Alot of which would be best depends on how many different fields and the field sizes, you have a restriction on total row size (this can be ignored to some extent knowing that all fields will never all be filled in, but once you get to where the pages are too wide, the actually storage in the datbase ends up splitting the information making retrieval take longer. So if the information is small and (this is important) not likely to change much (it would be a rare event to need to add new type of information not already considered), then the single table is the better route. If the table would be too wide or if it would be subject to many possible changes in the type of data that needs to be stored, then the spearate table would be a better approach although it will always be harder to query properly. If you often want to query multiple types of refernces at the same time, the large table is a more efficient approach. If you usually only need to grab one at a time, you lose very little in terms of efficiency in having the joins.
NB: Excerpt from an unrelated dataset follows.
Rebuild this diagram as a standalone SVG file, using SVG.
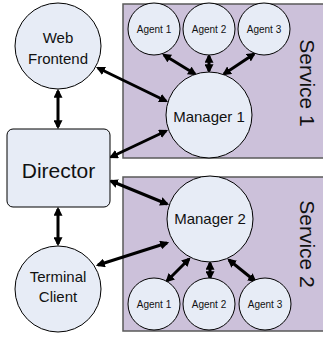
<svg xmlns="http://www.w3.org/2000/svg" width="323" height="337" viewBox="0 0 323 337">
<style>
.svc{fill:#CCC1DA;stroke:#5A5A5A;stroke-width:1.5}
.nd{fill:#E7ECF6;stroke:#000;stroke-width:1}
.t{font-family:"Liberation Sans",Arial,sans-serif;fill:#111;text-anchor:middle}
.c{stroke:#000;stroke-width:3;fill:none;marker-start:url(#ah);marker-end:url(#ah)}
</style>
<defs>
<marker id="ah" markerUnits="userSpaceOnUse" markerWidth="9" markerHeight="9" refX="6" refY="4" orient="auto-start-reverse" viewBox="0 0 8 8">
<path d="M0,0 L8,4 L0,8 z" fill="#000"/>
</marker>
</defs>
<g id="service1">
<rect class="svc" x="123" y="4" width="203" height="154"/>
<text class="t" font-size="21" transform="translate(300,83) rotate(90)">Service 1</text>
</g>
<g id="service2">
<rect class="svc" x="123" y="177" width="203" height="154"/>
<text class="t" font-size="21" transform="translate(300,244) rotate(90)">Service 2</text>
</g>
<g id="connectors">
<line class="c" x1="58" y1="91" x2="58" y2="127"/>
<line class="c" x1="58" y1="209" x2="58" y2="244"/>
<line class="c" x1="98" y1="68" x2="166" y2="101"/>
<line class="c" x1="111" y1="157" x2="166" y2="131"/>
<line class="c" x1="111" y1="181" x2="167" y2="204"/>
<line class="c" x1="98" y1="265" x2="167" y2="243"/>
<line class="c" x1="164" y1="55" x2="195" y2="74"/>
<line class="c" x1="209" y1="56" x2="209" y2="71"/>
<line class="c" x1="254" y1="54" x2="224" y2="74"/>
<line class="c" x1="189" y1="259" x2="167" y2="281"/>
<line class="c" x1="210" y1="263" x2="210" y2="278"/>
<line class="c" x1="229" y1="260" x2="255" y2="281"/>
</g>
<g id="web">
<circle class="nd" cx="58" cy="46" r="43"/>
<text class="t" font-size="15" x="58" y="43">Web</text>
<text class="t" font-size="15" x="58" y="64">Frontend</text>
</g>
<g id="director">
<rect class="nd" x="7" y="129" width="103" height="78" rx="6"/>
<text class="t" font-size="21" x="58.5" y="178">Director</text>
</g>
<g id="terminal">
<circle class="nd" cx="58" cy="289" r="43"/>
<text class="t" font-size="15" x="58" y="282">Terminal</text>
<text class="t" font-size="15" x="58" y="302">Client</text>
</g>
<g id="manager1">
<circle class="nd" cx="209" cy="115" r="43"/>
<text class="t" font-size="15" x="209" y="122">Manager 1</text>
</g>
<g id="manager2">
<circle class="nd" cx="210" cy="219" r="43"/>
<text class="t" font-size="15" x="210" y="224">Manager 2</text>
</g>
<g id="s1agent1"><circle class="nd" cx="154" cy="29" r="26"/><text class="t" font-size="10" x="154" y="33">Agent 1</text></g>
<g id="s1agent2"><circle class="nd" cx="209" cy="29" r="26"/><text class="t" font-size="10" x="209" y="33">Agent 2</text></g>
<g id="s1agent3"><circle class="nd" cx="264" cy="29" r="26"/><text class="t" font-size="10" x="264" y="33">Agent 3</text></g>
<g id="s2agent1"><circle class="nd" cx="154" cy="304" r="26"/><text class="t" font-size="10" x="154" y="308">Agent 1</text></g>
<g id="s2agent2"><circle class="nd" cx="209" cy="304" r="26"/><text class="t" font-size="10" x="209" y="308">Agent 2</text></g>
<g id="s2agent3"><circle class="nd" cx="265" cy="304" r="26"/><text class="t" font-size="10" x="265" y="308">Agent 3</text></g>
</svg>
If you choose to go with the one table route, make sure to put triggers on the table enforcing the data integrity rules for each type of data. You will need this because you can't rely on making the fields required.
One issue with having the separate tables is that you don't know until run time which of the tables you need to join to. This puts you in the realm of dynamic SQl which I'm not a fan of (for security and efficiency and maintenance reasons) or makes you do left joins to tables you may or may not need which is inefficient.
Another possiblity is to store the whole refence string in one larger field and use the user interface to check to make sure all required parts are there before concatinating the record and sending the information to the database. This would be the fastest to query by far for most queries which want all the information but would be a pain if you need to pull only some of the data out. It also relys on all data being inserted through the user interface which may or may not be the case for you. In all honesty, I can't see where you would need this information broken out separately, so this is the approach I'd probably take. But I don't know your business rules, so take that with a grain of salt.